In regards to the automotive industry's growing obsessions with electronics and touchscreens, I don't like how in some cars, controls such as A/C or volume, are now on touchscreens, instead of simple to use knobs and buttons in the past. It's a headache waiting to happen when the touchscreen inevitably fails, not to mention it being a hazard due to needing to pay more attention to adjust your A/C settings with a touchscreen. And touchpad controls, i.e. on Lexus's cars, are even worse in this regard.
I'm also not a fan of screens to display the speedometer and tachometer, compared to the trusty gauges of past cars.
The pouplarity of touchscreen HVAC controls has somewhat dialed back since its peak in 2013. The logic manufacturers went through boils down to two key points:
1. They could save money on soucring, assembling, and installing physical HVAC buttons, instead opting to lump them all into the existing touchscreen.
2. It was the style at the time.
Everyone once thought the glass-cockpit car interior was super slick, so intereiors were designed to meet that demand. It looks nice on promo shots that will draw people in, but now consumers realized that actually drilling down through on-screen menus just for defrost WILE DRIVING is an enormous dick chafe. To the manufacturers' credit, they recently picked up on this and gave you the HVAC basics (where do you want it? how hot do you want it? and how much do you want?) on physical buttons.
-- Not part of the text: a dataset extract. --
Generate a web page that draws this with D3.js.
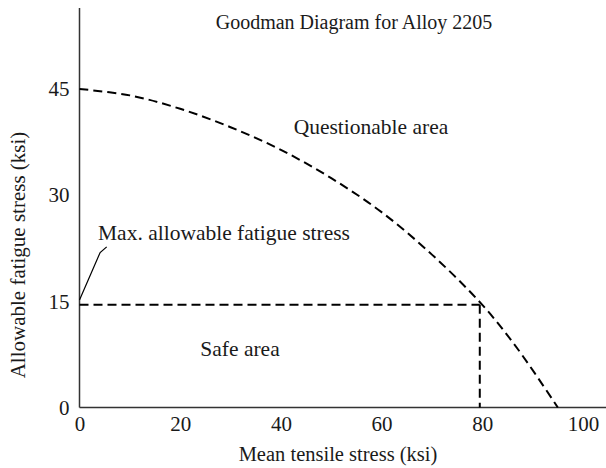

Camaros in particular have a neat thing where the temperature dial is set into the bezel of the vent itself.
Now with all that being said, what really fucks me up about cars is how manufacturers deliberately fuck with maintainability by slowly including parts that are not serviceable by the owner. Tesla is probably the most severe offender seeing as how they go out of their way to seal off every part of the fucking car with glue, or use wild ass DRM measures to "marry" a digital screen to the car so it cannot be replaced by anyone else but the dealership. They're the Apple of the car world. Fuck 'em.
Even domestic brands are getting in on this with non-serviceable transmissions. What does this mean? Basically the manual tells you that the entire transmission is "sealed", and
should last throughout the lifetime of the car. How long is that lifetime? 90k? 150k? fuck knows! You can't even run a dipstick into the tranny to check the fluid for levels and discoloration, which will give you important information that it will grenade soon.
I like to work on my own cars, so I dont generally like a lot of tech in them. Right now, its kind of a pain, but I can tolerate it. I can see my breaking point being hit as manufacturers keep tryin to fuck people like me over, and also as the sum of the parts becomes "the internet of things" within the vehicle.